Armed with spades and trowels and clad in wellies and waterproofs, they got together to begin planting 300 trees, including rowan, birch, shrub roses, oak and hawthorn, in the school grounds.
The trees were donated by the Woodland Trust as part of its Big Climate Fightback campaign, which is encouraging hundreds of thousands of people to plant trees around November 30.
Students Lucy Crum, Martha Jones, Beatrice Webster and Freya Haigh said they were proud to join together with others all over the UK to help make our country a greener and healthier place.
Freya, 11, from Ripon, hopes lots of people will take part: “There should be a lot more trees in Ripon. The more we plant, the bigger difference it will make to the area and it’s also good for the planet.”
Beatrice, 11, from Ripon, said she was glad to have the chance to join in the campaign: “Why should we waste our time when we could be doing something helpful like this?”
Headmaster Jonathan Webb said the trees, which soak up carbon dioxide and deliver oxygen, were a natural solution but not the only one: “This is just part of our ongoing commitment to a better environment.
“We are also doing our bit to reduce our carbon footprint, shrinking our electricity wattage use by a quarter, thanks to the installation of LED lights, and we’re moving towards a plastic-free environment as we phase out all single-use throwaway plastic in school.”
Lucy, 14, from Ripon, said she was enthusiastic about what RGS was doing: “It’s our world. We’re going to have to live in it and need to try to fix it a little bit, at least do something to help.”
Martha, 11, from Burton Leonard, agreed: “It’s good for young people to get involved. We need to take part in this.
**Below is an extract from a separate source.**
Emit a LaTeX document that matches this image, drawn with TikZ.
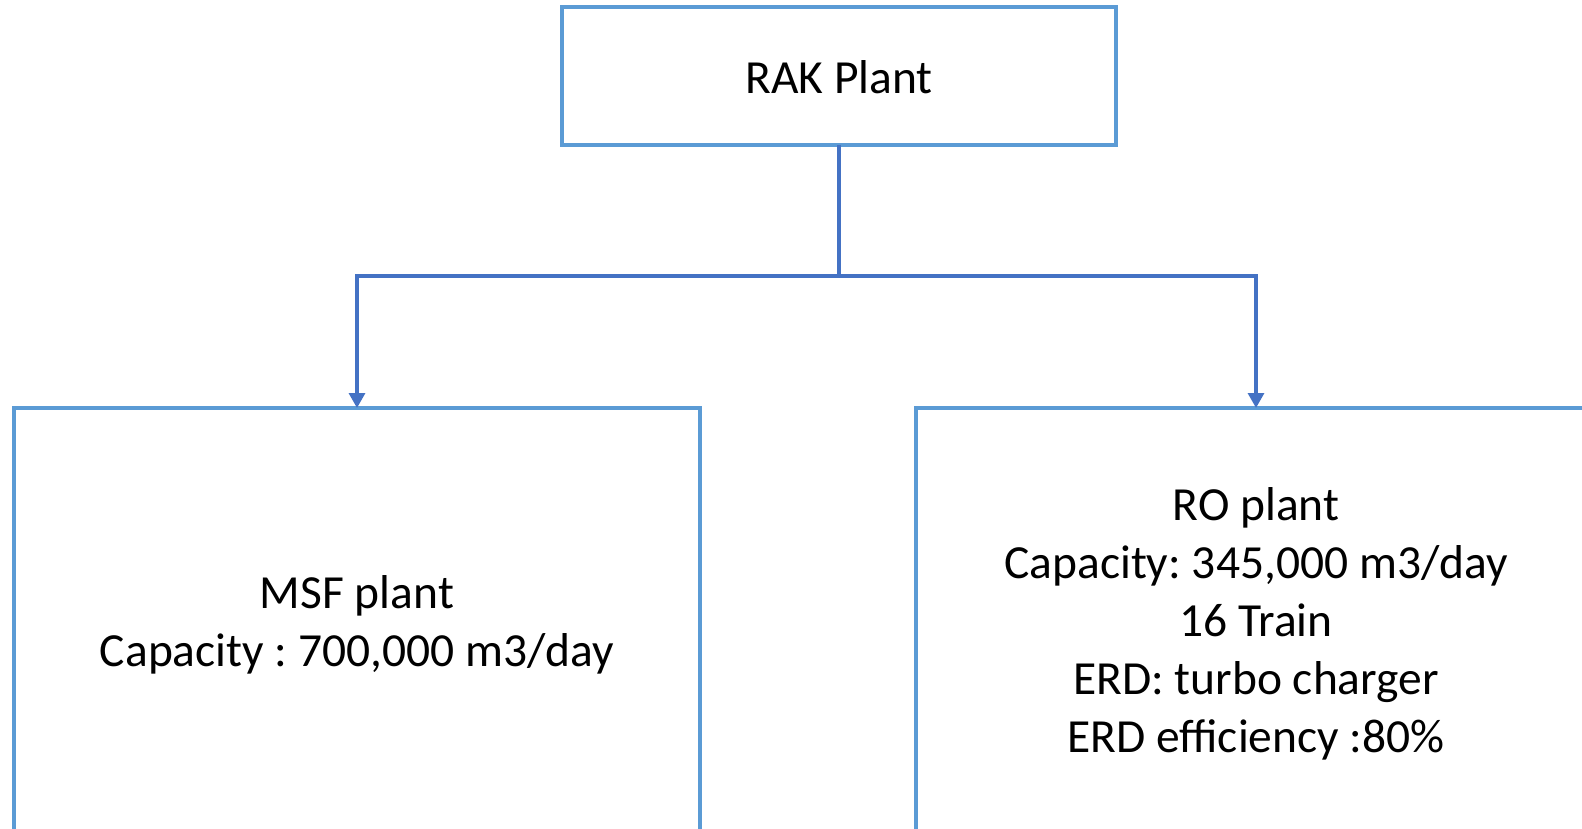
\documentclass[tikz,border=0pt]{standalone}
\usepackage{fontspec}
\setmainfont{Carlito}
\frenchspacing
\usetikzlibrary{arrows.meta}
\definecolor{boxblue}{HTML}{5B9BD5}
\definecolor{linkblue}{HTML}{4472C4}
\tikzset{
  plantbox/.style={draw=boxblue, line width=3.2pt},
  link/.style={draw=linkblue, line width=3.2pt,
    -{Triangle[width=16pt,length=15pt]}},
  label/.style={font=\fontsize{47.5}{58}\selectfont, align=center, inner sep=0pt}
}
\begin{document}
\begin{tikzpicture}[x=1pt,y=1pt]
  \useasboundingbox (0,0) rectangle (1582,-829);
  \clip (0,0) rectangle (1582,-829);
  % top-level plant
  \draw[plantbox] (562,-7) rectangle (1116,-145);
  \node[label] (rak) at (839,-77) {RAK Plant};
  \coordinate (rakb) at (839,-145);
  % sub-plant boxes (run past the lower edge)
  \draw[plantbox] (14,-408) rectangle (700,-900);
  \draw[plantbox] (916,-408) rectangle (1640,-900);
  \coordinate (msft) at (357,-408);
  \coordinate (rot) at (1256,-408);
  \node[label] (msf) at (357,-625) {MSF plant\\Capacity : 700,000 m3/day};
  \node[label] (ro) at (1256,-624) {RO plant\\Capacity: 345,000 m3/day\\16 Train\\ERD: turbo charger\\ERD efficiency :80\%};
  % connectors
  \draw[draw=linkblue, line width=3.2pt] (rakb) -- (839,-276);
  \draw[link] (839,-276) -| (msft);
  \draw[link] (839,-276) -| (rot);
\end{tikzpicture}
\end{document}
We are the next generation and our world is not going to be a very nice place if we don’t take care of it.”
The Woodland Trust estimates close to a million trees will be planted all over the country during the campaign.
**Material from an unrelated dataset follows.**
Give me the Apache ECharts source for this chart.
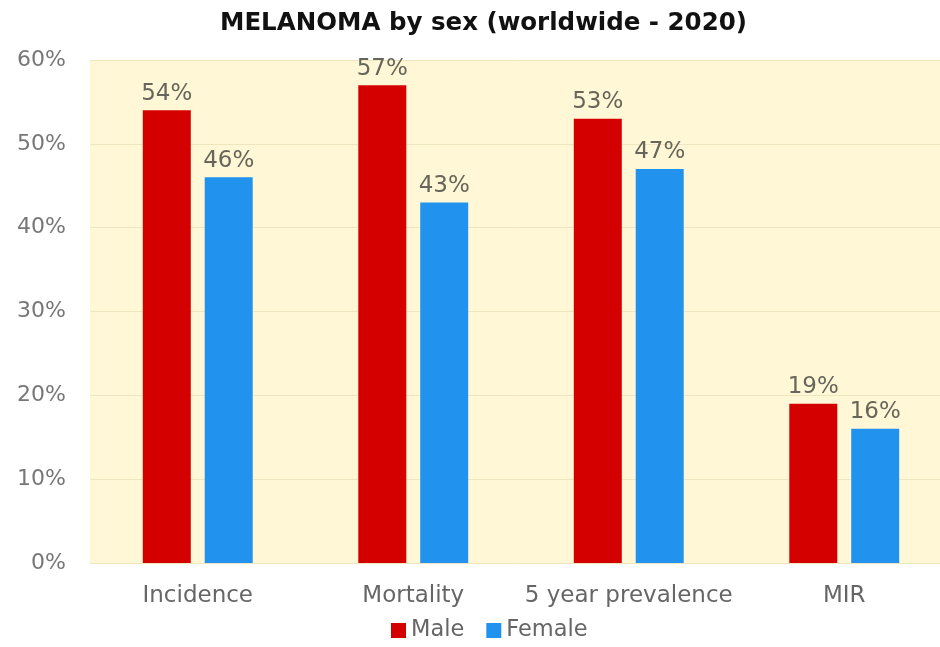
<!DOCTYPE html>
<html>
<head>
<meta charset="utf-8">
<script src="https://cdn.jsdelivr.net/npm/echarts@6/dist/echarts.min.js"></script>
<style>
	html, body { margin: 0; padding: 0; background: #fff; }
	#chart { width: 940px; height: 647px; }
</style>
</head>
<body>
<div id="chart"></div>
<script>
var categories = ['Incidence', 'Mortality', '5 year prevalence', 'MIR'];
var maleValues = [54, 57, 53, 19];
var femaleValues = [46, 43, 47, 16];
var yTicks = [0, 10, 20, 30, 40, 50, 60];

var myChart = echarts.init(document.getElementById('chart'));
var labelStyle = {
	show: true,
	position: 'top',
	distance: 5,
	formatter: '{c}%',
	color: '#66665a',
	fontSize: 23,
	fontFamily: 'DejaVu Sans'
};
var option = {
	title: {
		text: 'MELANOMA by sex (worldwide - 2020)',
		left: 215,
		top: 6,
		textStyle: { fontSize: 24.5, fontWeight: 'bold', color: '#111', fontFamily: 'DejaVu Sans' }
	},
	legend: {
		bottom: 0,
		left: 386,
		itemWidth: 15,
		itemHeight: 15,
		itemGap: 22,
		icon: 'rect',
		textStyle: { fontSize: 22.5, color: '#666', fontFamily: 'DejaVu Sans' },
		data: ['Male', 'Female']
	},
	grid: {
		left: 90,
		right: -12,
		top: 60,
		bottom: 84,
		outerBoundsMode: 'none',
		show: true,
		backgroundColor: '#fff7d6',
		borderWidth: 0
	},
	xAxis: {
		type: 'category',
		data: categories,
		axisLine: { show: false },
		axisTick: { show: false },
		axisLabel: { interval: 0, fontSize: 23, color: '#666', margin: 22, fontFamily: 'DejaVu Sans' }
	},
	yAxis: {
		type: 'value',
		min: yTicks[0],
		max: yTicks[yTicks.length - 1],
		interval: 10,
		axisLine: { show: false },
		axisTick: { show: false },
		splitLine: { lineStyle: { color: '#efe6c0', width: 1 } },
		axisLabel: { formatter: '{value}%', fontSize: 22, color: '#777', margin: 24, fontFamily: 'DejaVu Sans' }
	},
	series: [
		{
			name: 'Male',
			type: 'bar',
			data: maleValues,
			barWidth: 48,
			barGap: '29%',
			itemStyle: { color: '#d40000' },
			label: labelStyle
		},
		{
			name: 'Female',
			type: 'bar',
			data: femaleValues,
			barWidth: 48,
			itemStyle: { color: '#2193ee' },
			label: labelStyle
		}
	]
};
myChart.setOption(option);
</script>
</body>
</html>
Darren Moorcroft, the conservation charity’s chief executive, said the campaign aimed to give people of all ages, wherever they lived, a simple way to make a difference on climate change by planting a tree: “Since we launched the Big Climate Fightback the response has been remarkable.”
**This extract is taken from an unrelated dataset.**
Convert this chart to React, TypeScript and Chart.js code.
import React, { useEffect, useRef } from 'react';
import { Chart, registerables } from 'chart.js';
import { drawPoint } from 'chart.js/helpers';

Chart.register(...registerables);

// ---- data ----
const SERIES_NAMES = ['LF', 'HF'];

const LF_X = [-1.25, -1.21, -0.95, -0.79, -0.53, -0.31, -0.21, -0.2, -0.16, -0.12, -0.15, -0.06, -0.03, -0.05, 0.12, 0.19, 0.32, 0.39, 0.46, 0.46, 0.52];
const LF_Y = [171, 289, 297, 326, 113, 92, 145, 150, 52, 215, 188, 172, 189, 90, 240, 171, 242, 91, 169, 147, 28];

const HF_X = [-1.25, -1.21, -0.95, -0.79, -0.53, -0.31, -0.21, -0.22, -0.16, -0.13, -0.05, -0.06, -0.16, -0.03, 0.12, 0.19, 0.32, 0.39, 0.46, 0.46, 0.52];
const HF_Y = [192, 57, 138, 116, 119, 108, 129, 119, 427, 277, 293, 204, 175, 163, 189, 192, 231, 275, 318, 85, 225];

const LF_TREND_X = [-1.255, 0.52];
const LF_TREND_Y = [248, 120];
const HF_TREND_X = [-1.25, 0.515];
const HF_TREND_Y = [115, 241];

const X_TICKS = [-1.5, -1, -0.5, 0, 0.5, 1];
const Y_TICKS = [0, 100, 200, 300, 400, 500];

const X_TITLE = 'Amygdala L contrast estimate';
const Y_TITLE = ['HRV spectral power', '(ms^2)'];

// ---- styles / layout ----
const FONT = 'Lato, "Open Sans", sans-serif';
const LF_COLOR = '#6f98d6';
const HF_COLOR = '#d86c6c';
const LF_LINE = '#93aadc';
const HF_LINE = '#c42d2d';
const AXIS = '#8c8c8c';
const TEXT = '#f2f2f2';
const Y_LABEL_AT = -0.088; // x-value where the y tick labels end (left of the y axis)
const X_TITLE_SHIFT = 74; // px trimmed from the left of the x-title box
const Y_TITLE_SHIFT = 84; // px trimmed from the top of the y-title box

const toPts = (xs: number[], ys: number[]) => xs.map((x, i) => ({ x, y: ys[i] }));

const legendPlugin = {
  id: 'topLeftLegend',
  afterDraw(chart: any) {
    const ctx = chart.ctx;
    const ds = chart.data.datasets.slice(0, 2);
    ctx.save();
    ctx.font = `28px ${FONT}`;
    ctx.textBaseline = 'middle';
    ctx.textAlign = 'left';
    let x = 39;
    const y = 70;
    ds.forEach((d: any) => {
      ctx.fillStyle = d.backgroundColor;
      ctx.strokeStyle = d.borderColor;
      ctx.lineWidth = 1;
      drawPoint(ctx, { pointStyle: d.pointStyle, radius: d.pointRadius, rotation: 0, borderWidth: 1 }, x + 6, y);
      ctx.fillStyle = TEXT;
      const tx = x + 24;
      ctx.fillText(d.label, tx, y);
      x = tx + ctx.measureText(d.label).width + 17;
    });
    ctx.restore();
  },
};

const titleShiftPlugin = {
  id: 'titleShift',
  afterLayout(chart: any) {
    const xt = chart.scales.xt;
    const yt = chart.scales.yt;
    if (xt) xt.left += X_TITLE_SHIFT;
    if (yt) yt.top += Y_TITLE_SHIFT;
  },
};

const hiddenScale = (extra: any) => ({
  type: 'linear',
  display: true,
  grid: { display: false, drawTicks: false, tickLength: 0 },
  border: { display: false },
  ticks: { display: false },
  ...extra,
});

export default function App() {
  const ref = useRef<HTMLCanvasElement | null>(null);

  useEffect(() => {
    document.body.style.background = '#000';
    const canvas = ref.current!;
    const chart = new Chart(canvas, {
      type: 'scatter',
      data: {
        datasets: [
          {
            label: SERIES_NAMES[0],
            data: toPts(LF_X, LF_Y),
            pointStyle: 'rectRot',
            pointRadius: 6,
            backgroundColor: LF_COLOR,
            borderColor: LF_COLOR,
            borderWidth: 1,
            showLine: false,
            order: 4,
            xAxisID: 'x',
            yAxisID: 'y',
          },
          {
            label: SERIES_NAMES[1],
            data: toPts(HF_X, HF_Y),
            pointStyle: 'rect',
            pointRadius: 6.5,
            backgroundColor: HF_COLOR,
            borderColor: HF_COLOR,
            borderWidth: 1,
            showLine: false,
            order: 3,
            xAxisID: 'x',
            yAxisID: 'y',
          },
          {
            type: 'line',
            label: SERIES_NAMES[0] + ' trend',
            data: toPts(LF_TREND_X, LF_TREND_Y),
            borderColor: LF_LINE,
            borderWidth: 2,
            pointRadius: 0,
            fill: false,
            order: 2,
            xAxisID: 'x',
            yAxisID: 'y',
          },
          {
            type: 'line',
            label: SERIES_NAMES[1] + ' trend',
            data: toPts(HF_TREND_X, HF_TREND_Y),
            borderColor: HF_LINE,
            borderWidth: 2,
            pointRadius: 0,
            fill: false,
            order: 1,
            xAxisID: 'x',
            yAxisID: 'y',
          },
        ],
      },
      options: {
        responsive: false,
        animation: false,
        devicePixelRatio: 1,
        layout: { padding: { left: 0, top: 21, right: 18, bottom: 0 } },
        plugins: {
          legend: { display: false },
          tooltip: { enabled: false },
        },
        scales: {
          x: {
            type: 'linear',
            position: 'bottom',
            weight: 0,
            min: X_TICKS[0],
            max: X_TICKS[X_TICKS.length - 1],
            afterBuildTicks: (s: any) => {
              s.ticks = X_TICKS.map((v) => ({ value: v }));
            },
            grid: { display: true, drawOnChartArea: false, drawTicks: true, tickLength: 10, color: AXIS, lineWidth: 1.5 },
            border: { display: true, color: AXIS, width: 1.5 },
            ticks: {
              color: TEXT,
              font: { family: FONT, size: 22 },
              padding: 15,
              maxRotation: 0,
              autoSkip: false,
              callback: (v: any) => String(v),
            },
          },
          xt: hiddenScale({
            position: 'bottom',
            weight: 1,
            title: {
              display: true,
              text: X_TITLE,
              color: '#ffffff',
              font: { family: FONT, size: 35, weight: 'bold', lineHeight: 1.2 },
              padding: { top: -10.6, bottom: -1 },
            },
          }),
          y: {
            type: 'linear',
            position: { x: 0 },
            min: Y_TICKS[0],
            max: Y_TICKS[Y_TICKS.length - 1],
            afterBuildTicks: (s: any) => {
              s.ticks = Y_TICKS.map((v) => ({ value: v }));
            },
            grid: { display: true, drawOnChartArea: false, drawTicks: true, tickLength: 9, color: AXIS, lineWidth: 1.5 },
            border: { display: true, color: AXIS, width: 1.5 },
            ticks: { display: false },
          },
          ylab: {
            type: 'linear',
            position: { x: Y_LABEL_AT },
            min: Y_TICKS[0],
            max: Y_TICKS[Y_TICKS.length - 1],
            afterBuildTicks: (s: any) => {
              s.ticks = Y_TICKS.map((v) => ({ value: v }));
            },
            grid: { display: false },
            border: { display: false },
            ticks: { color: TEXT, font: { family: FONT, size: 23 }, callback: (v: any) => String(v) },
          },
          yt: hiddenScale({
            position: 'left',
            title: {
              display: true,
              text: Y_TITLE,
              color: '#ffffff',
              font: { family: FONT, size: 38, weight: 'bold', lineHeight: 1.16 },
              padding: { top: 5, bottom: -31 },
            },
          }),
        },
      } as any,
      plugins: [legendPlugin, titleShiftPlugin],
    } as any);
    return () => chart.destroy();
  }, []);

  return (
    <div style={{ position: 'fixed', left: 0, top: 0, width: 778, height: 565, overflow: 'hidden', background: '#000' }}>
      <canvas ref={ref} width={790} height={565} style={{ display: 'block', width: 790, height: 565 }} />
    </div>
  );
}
The campaign aims to reverse the low planting rates of new trees, with England seeing just 1,420 hectares (3,500 acres) of woodland created in the past year, against a Government ambition of 5,000 a year (12,000 acres).
The Government’s advisory Committee on Climate Change has warned there must be dramatic increases in planting rates to help meet legal targets to end the UK’s contribution to climate change by 2050.